New Mexico Wild Executive Director Mark Allison issued the following statement today in response to Governor Michelle Lujan Grisham issuing an executive order that commits the state to protecting 30% of its lands and waterways by the year 2030, joining a national movement known as the 30×30 climate resolution.
“The dire effects of an increasingly warmer planet are seen across New Mexico, as raging wildfires, severe droughts, and the loss of native plant and animal wildlife species becomes more common with each passing year,” said Mark Allison, New Mexico Wild Executive Director. “We know that designated wilderness areas and other protected public lands help mitigate the effects of climate change by capturing carbon and keeping natural ecosystems intact. Governor Lujan Grisham’s executive order is a recognition of the need to act now and puts New Mexico on the path to a more sustainable future.”
Former New Mexico Senator Tom Udall sponsored S. Res. 372, the initial federal resolution aimed at protecting 30% of the nation’s lands and oceans by 2030, with Senator Martin Heinrich co-sponsoring. Secretary of Interior Deb Haaland sponsored the 30×30 resolution in the House of Representatives during her tenure in Congress, and was instrumental in bringing the issue to the forefront nationally. Within weeks of assuming office, President Joe Biden issued an executive order committing the entire federal government to the same goals at a national level.
With the announcement of today’s executive order, New Mexico has joined other states like California in addressing the impacts of climate change locally.
Added Allison: “Today’s commitment by Governor Lujan Grisham demonstrates the bold leadership that is absolutely essential in the face of the twin crises of climate change and mass species extinction.

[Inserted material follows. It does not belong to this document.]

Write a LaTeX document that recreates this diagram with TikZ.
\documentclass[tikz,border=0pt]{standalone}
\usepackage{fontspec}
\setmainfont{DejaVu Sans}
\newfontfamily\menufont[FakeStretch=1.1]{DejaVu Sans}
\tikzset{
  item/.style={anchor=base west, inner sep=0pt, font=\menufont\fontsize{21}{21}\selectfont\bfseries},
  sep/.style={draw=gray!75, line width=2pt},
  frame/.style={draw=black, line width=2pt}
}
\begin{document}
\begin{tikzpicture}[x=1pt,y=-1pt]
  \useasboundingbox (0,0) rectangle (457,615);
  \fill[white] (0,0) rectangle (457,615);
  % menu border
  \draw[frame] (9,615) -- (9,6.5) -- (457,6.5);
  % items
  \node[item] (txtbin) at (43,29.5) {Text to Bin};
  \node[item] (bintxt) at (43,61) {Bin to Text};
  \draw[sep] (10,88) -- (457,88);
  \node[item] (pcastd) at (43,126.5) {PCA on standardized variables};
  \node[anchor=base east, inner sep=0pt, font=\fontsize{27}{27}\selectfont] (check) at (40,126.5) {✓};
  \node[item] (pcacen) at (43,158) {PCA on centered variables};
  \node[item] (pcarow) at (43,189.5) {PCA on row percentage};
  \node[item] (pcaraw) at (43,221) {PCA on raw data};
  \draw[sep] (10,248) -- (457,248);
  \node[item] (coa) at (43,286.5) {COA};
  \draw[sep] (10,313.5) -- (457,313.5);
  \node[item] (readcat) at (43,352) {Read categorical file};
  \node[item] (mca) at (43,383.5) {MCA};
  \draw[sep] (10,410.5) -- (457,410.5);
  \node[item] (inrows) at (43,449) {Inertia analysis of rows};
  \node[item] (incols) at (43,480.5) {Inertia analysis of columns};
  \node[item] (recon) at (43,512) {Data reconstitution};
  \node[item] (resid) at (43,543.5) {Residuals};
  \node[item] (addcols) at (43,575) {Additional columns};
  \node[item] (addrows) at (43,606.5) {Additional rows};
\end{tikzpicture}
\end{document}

New Mexico is already suffering from the impacts of higher temperatures and chronic drought — and worse is sure to come. New Mexico is special for many reasons, not least our rich cultural and ecological diversity, and the celebration of, and our absolute dependence upon, our land, our desert rivers, and our mountain streams. This is the call to action of our age and at least as ambitious as the race to the moon. This effort, to be successful, must be driven by local communities, at the table from the very start, coming together to protect the lands and waters that they know and love best. We’re proud to be part of these conversations and efforts already happening throughout the state and we’re committed to supporting more, and more ambitious ones, as we collectively try to make up lost ground.”